Perang Dingin: Damai yang Tegang
Meski tidak terjadi perang langsung antara AS dan Uni Soviet, Perang Dingin (1947--1991) melibatkan puluhan perang proksi di berbagai belahan dunia: Korea, Vietnam, Afganistan, Kuba, dan banyak lagi. Dunia hidup dalam ketakutan nuklir. Sekali tombol ditekan, kiamat bisa dimulai.
Namun, di tengah ketegangan itu, lahirlah pula sistem-sistem internasional untuk menjaga perdamaian: PBB, NATO, dan berbagai pakta damai regional. Perang tidak pernah hilang, tetapi ditunda, disamarkan, atau dialihkan ke medan non-militer: ekonomi, teknologi, dan propaganda.

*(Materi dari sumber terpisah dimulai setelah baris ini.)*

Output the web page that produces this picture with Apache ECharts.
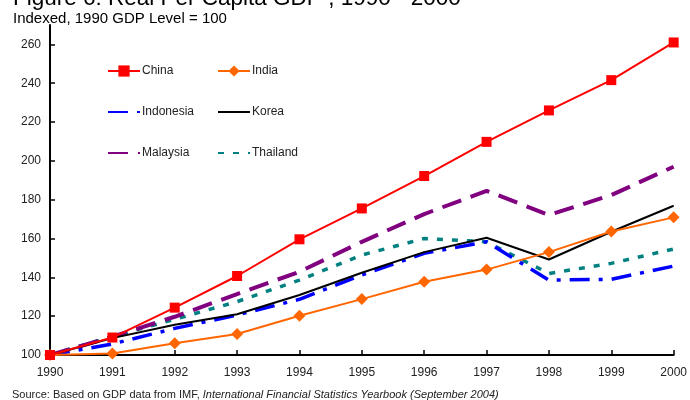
<!DOCTYPE html>
<html>
<head>
<meta charset="utf-8">
<script src="https://cdn.jsdelivr.net/npm/echarts@6/dist/echarts.min.js"></script>
<style>
html,body{margin:0;padding:0;background:#fff;}
#chart{width:690px;height:400px;}
</style>
</head>
<body>
<div id="chart"></div>
<script>
var years = ['1990','1991','1992','1993','1994','1995','1996','1997','1998','1999','2000'];
var china     = [100, 109, 124.4, 140.7, 159.6, 175.5, 192.2, 209.8, 226, 241.6, 261];
var india     = [100, 100.8, 106, 110.8, 120.2, 128.8, 137.7, 144, 153, 163.6, 170.9];
var indonesia = [100, 105.7, 113.7, 120.6, 128.7, 141.2, 152.4, 158.3, 138.6, 139, 145.8];
var korea     = [100, 108.7, 115.6, 121, 130.9, 142.4, 153, 160.4, 149.2, 163.5, 176.9];
var malaysia  = [100, 109.4, 119.7, 131.4, 142.9, 158.3, 172.6, 184.6, 172.1, 182.4, 197];
var thailand  = [100, 109.5, 118.4, 127.5, 138.6, 151.5, 160, 158.3, 142, 147.2, 154.6];
var yTicks = [100, 120, 140, 160, 180, 200, 220, 240, 260];

var FONT = '"Liberation Sans", Arial, sans-serif';
var chart = echarts.init(document.getElementById('chart'), null, {renderer: 'canvas'});

var hidden = {color: 'rgba(0,0,0,0)', borderWidth: 0, opacity: 0};
var legendCommon = {
  orient: 'vertical',
  top: 65,
  padding: 0,
  itemWidth: 32,
  itemHeight: 14,
  itemGap: 29,
  textStyle: {fontFamily: FONT, fontSize: 12, color: '#222', padding: [0, 0, 0, -3]}
};

var option = {
  animation: false,
  backgroundColor: '#fff',
  grid: {left: 50, right: 15, top: 25, bottom: 45, containLabel: false},
  legend: [
    Object.assign({left: 107, data: [
      {name: 'China'},
      {name: 'Indonesia', itemStyle: hidden},
      {name: 'Malaysia', itemStyle: hidden}
    ]}, legendCommon),
    Object.assign({left: 217, data: [
      {name: 'India'},
      {name: 'Korea', itemStyle: hidden},
      {name: 'Thailand', itemStyle: hidden}
    ]}, legendCommon)
  ],
  xAxis: {
    type: 'category',
    data: years,
    boundaryGap: false,
    axisLine: {lineStyle: {color: '#000', width: 2}},
    axisTick: {inside: true, length: 5, lineStyle: {color: '#000', width: 1.5}},
    axisLabel: {fontFamily: FONT, fontSize: 12, color: '#222', margin: 12},
    splitLine: {show: false}
  },
  yAxis: {
    type: 'value',
    min: 100,
    max: 270,
    interval: 20,
    axisLine: {show: true, lineStyle: {color: '#000', width: 2}},
    axisTick: {show: true, inside: true, length: 5, customValues: yTicks, lineStyle: {color: '#000', width: 1.5}},
    axisLabel: {fontFamily: FONT, fontSize: 12, color: '#222', margin: 9, customValues: yTicks},
    splitLine: {show: false}
  },
  graphic: [
    {type: 'text', left: 13, top: -13, style: {text: 'Figure 6: Real Per Capita GDP , 1990 - 2000', font: '22.5px ' + FONT, fill: '#000'}},
    {type: 'text', left: 13, top: 11, style: {text: 'Indexed, 1990 GDP Level = 100', font: '15px ' + FONT, fill: '#000'}},
    {type: 'text', left: 12, top: 389, style: {
      text: '{a|Source: Based on GDP data from IMF, }{b|International Financial Statistics Yearbook (September 2004)}',
      rich: {
        a: {fontFamily: FONT, fontSize: 11, fill: '#222'},
        b: {fontFamily: FONT, fontSize: 11, fontStyle: 'italic', fill: '#222'}
      }
    }}
  ],
  series: [
    {name: 'Thailand', type: 'line', data: thailand, symbol: 'none', z: 2,
      lineStyle: {color: '#008080', width: 3.5, type: [6, 9]}, itemStyle: {color: '#008080'}},
    {name: 'Indonesia', type: 'line', data: indonesia, symbol: 'none', z: 3,
      lineStyle: {color: '#0000FF', width: 3.5, type: [20, 9, 4, 9]}, itemStyle: {color: '#0000FF'}},
    {name: 'Malaysia', type: 'line', data: malaysia, symbol: 'none', z: 3,
      lineStyle: {color: '#800080', width: 4, type: [20, 10]}, itemStyle: {color: '#800080'}},
    {name: 'Korea', type: 'line', data: korea, symbol: 'none', z: 4,
      lineStyle: {color: '#000000', width: 2}, itemStyle: {color: '#000000'}},
    {name: 'India', type: 'line', data: india, symbol: 'diamond', symbolSize: 12, z: 5,
      lineStyle: {color: '#FF6600', width: 2}, itemStyle: {color: '#FF6600'}},
    {name: 'China', type: 'line', data: china, symbol: 'rect', symbolSize: 10, z: 6,
      lineStyle: {color: '#FF0000', width: 2}, itemStyle: {color: '#FF0000'}}
  ]
};
chart.setOption(option);
</script>
</body>
</html>
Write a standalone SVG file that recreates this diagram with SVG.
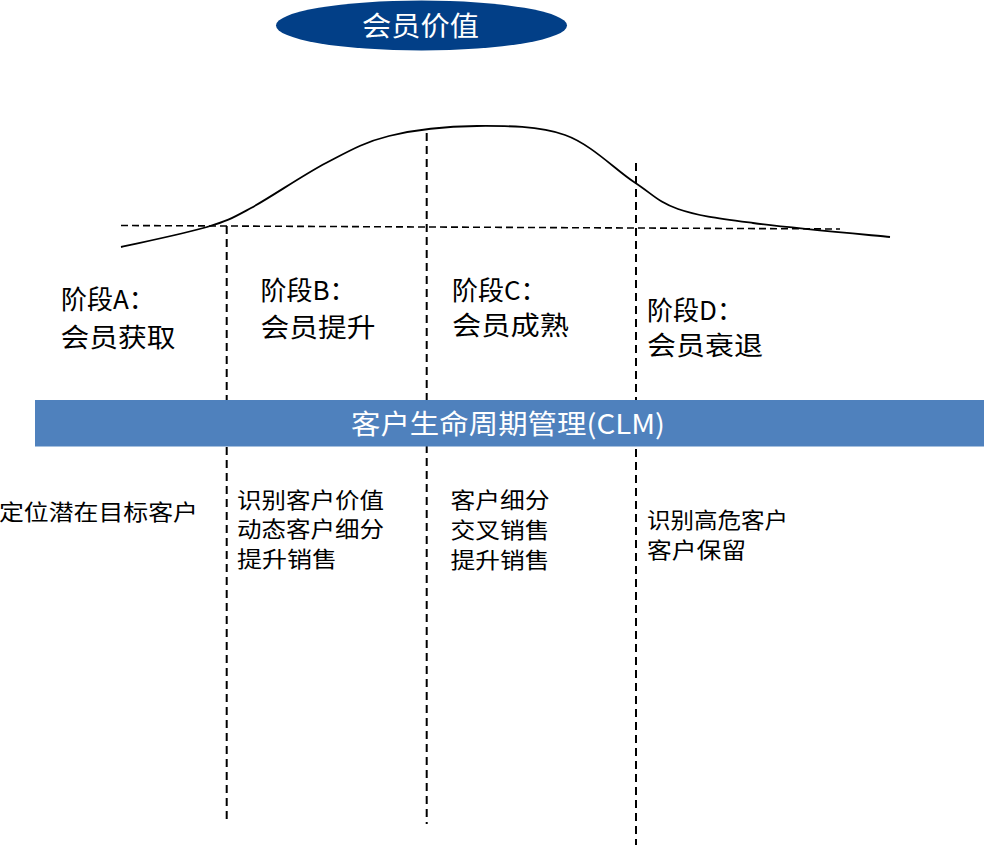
<svg xmlns="http://www.w3.org/2000/svg" width="984" height="845" viewBox="0 0 984 845">
<style>
  text { font-family: "Noto Sans CJK SC", "Microsoft YaHei", sans-serif; }
  .title { font-size: 27px; fill: #ffffff; }
  .stage { font-size: 26px; fill: #000000; }
  .bar { font-size: 27px; fill: #ffffff; }
  .task { font-size: 22px; fill: #000000; }
  .vdash { fill: none; stroke: #000000; stroke-width: 2; stroke-dasharray: 8 5; }
  .hdash { fill: none; stroke: #000000; stroke-width: 1.6; stroke-dasharray: 7 4; }
  .curve { fill: none; stroke: #000000; stroke-width: 1.8; }
</style>
<rect x="0" y="0" width="984" height="845" fill="#ffffff"/>

<g id="title">
  <ellipse cx="421.5" cy="25.5" rx="145.5" ry="25" fill="#023F87"/>
  <text class="title" x="420.5" y="36" text-anchor="middle" textLength="117" lengthAdjust="spacingAndGlyphs">会员价值</text>
</g>

<g id="connectors">
  <path class="curve" d="M121,247 C135.3,243.7 185.3,233.5 207,227 C228.7,220.5 231.2,218.7 251,208 C270.8,197.3 303,175 326,163 C349,151 363.8,142.2 389,136 C414.2,129.8 447.7,126.2 477,126 C506.3,125.8 538.8,125.7 565,135 C591.2,144.3 615.2,169.7 634,182 C652.8,194.3 658.2,202.2 678,209 C697.8,215.8 717.8,218.3 753,223 C788.2,227.7 866.3,234.7 890,237"/>
  <line class="hdash" x1="121" y1="225.5" x2="840" y2="229"/>
  <line class="vdash" x1="226.7" y1="226" x2="226.7" y2="824"/>
  <line class="vdash" x1="426.7" y1="133" x2="426.7" y2="824"/>
  <line class="vdash" x1="636" y1="163" x2="636" y2="845"/>
</g>

<g id="stageA">
  <text class="stage" x="61" y="309">阶段A：</text>
  <text class="stage" x="60.5" y="347" textLength="115" lengthAdjust="spacingAndGlyphs">会员获取</text>
</g>
<g id="stageB">
  <text class="stage" x="260.5" y="300">阶段B：</text>
  <text class="stage" x="260.5" y="337" textLength="115" lengthAdjust="spacingAndGlyphs">会员提升</text>
</g>
<g id="stageC">
  <text class="stage" x="452" y="300">阶段C：</text>
  <text class="stage" x="452" y="335" textLength="117" lengthAdjust="spacingAndGlyphs">会员成熟</text>
</g>
<g id="stageD">
  <text class="stage" x="647" y="320">阶段D：</text>
  <text class="stage" x="647" y="355" textLength="116" lengthAdjust="spacingAndGlyphs">会员衰退</text>
</g>

<g id="clm-bar">
  <rect x="35" y="400" width="949" height="46.5" fill="#4F81BD"/>
  <text class="bar" x="351" y="434" textLength="314" lengthAdjust="spacingAndGlyphs">客户生命周期管理(CLM)</text>
</g>

<g id="taskA">
  <text class="task" x="-1" y="520" textLength="199" lengthAdjust="spacingAndGlyphs">定位潜在目标客户</text>
</g>
<g id="taskB">
  <text class="task" x="237" y="508" textLength="147" lengthAdjust="spacingAndGlyphs">识别客户价值</text>
  <text class="task" x="237" y="537" textLength="147" lengthAdjust="spacingAndGlyphs">动态客户细分</text>
  <text class="task" x="237" y="566.5" textLength="100" lengthAdjust="spacingAndGlyphs">提升销售</text>
</g>
<g id="taskC">
  <text class="task" x="450.5" y="508" textLength="99" lengthAdjust="spacingAndGlyphs">客户细分</text>
  <text class="task" x="450.5" y="538" textLength="99" lengthAdjust="spacingAndGlyphs">交叉销售</text>
  <text class="task" x="450.5" y="568" textLength="99" lengthAdjust="spacingAndGlyphs">提升销售</text>
</g>
<g id="taskD">
  <text class="task" x="647" y="528" textLength="141" lengthAdjust="spacingAndGlyphs">识别高危客户</text>
  <text class="task" x="647" y="558" textLength="99" lengthAdjust="spacingAndGlyphs">客户保留</text>
</g>
</svg>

Zaman Kontemporer: Perang Tanpa Nama, Damai Tanpa Rasa
Setelah runtuhnya Uni Soviet, dunia berharap memasuki era damai. Nyatanya, perang tetap hadir, hanya bentuknya yang berubah. Konflik di Timur Tengah, invasi Irak, perang saudara Suriah, konflik Yaman, dan kini perang Rusia-Ukraina, semua menunjukkan bahwa diplomasi belum mampu menggantikan peluru sebagai bahasa kekuasaan.
Perang di era modern juga tidak selalu diumumkan. Serangan drone, siber, dan perang informasi menjadi senjata baru. Korban sipil tetap berjatuhan, tapi dunia tidak selalu melihatnya, karena perang kini tidak selalu disiarkan di layar kaca---melainkan disembunyikan dalam algoritma.
Iran dan Israel: Bom Waktu yang Berdetak
Kini, dunia menatap cemas pada konflik Iran-Israel. Ketegangan yang telah lama terpendam kini berada di ambang ledakan. Serangan udara, rudal balistik, dan ancaman nuklir bukan lagi wacana, tapi kenyataan yang bisa meledak sewaktu-waktu.
Iran merasa terancam oleh superioritas militer Israel dan campur tangan Barat. Israel, di sisi lain, melihat program nuklir Iran sebagai ancaman eksistensial. Ketika pemimpin-pemimpin keras kepala duduk di kursi kuasa---Netanyahu, Khamenei, dan diam-diam Trump, Putin, Xi mengamati dari kejauhan---risiko kesalahan perhitungan (miscalculation) semakin besar.
Dunia seperti berjalan di atas kawat rapuh, di bawahnya menganga jurang kehancuran. Satu keputusan gegabah bisa menjadi pemicu Perang Dunia III, sesuatu yang dulunya hanya fiksi ilmiah, kini terasa makin nyata.
Manusia dan Pilihan yang Abadi
Perang adalah tragedi kolektif yang sering kali lahir dari ambisi segelintir orang. Sejarah menunjukkan bahwa manusia punya dua sisi: sebagai pencipta peradaban, dan sekaligus perusaknya. Jika perang adalah cermin kelam umat manusia, maka damai adalah cermin harapannya.
Tugas kita hari ini bukan hanya mengutuk perang, tetapi memahami akarnya dan memelihara upaya damai dengan lebih keras. Sebab, selama dunia masih dipimpin oleh ego, dendam, dan rasa takut, perang akan selalu menemukan jalannya.
Namun selama masih ada nurani, diplomasi, dan harapan, maka perdamaian pun tetap mungkin untuk diperjuangkan.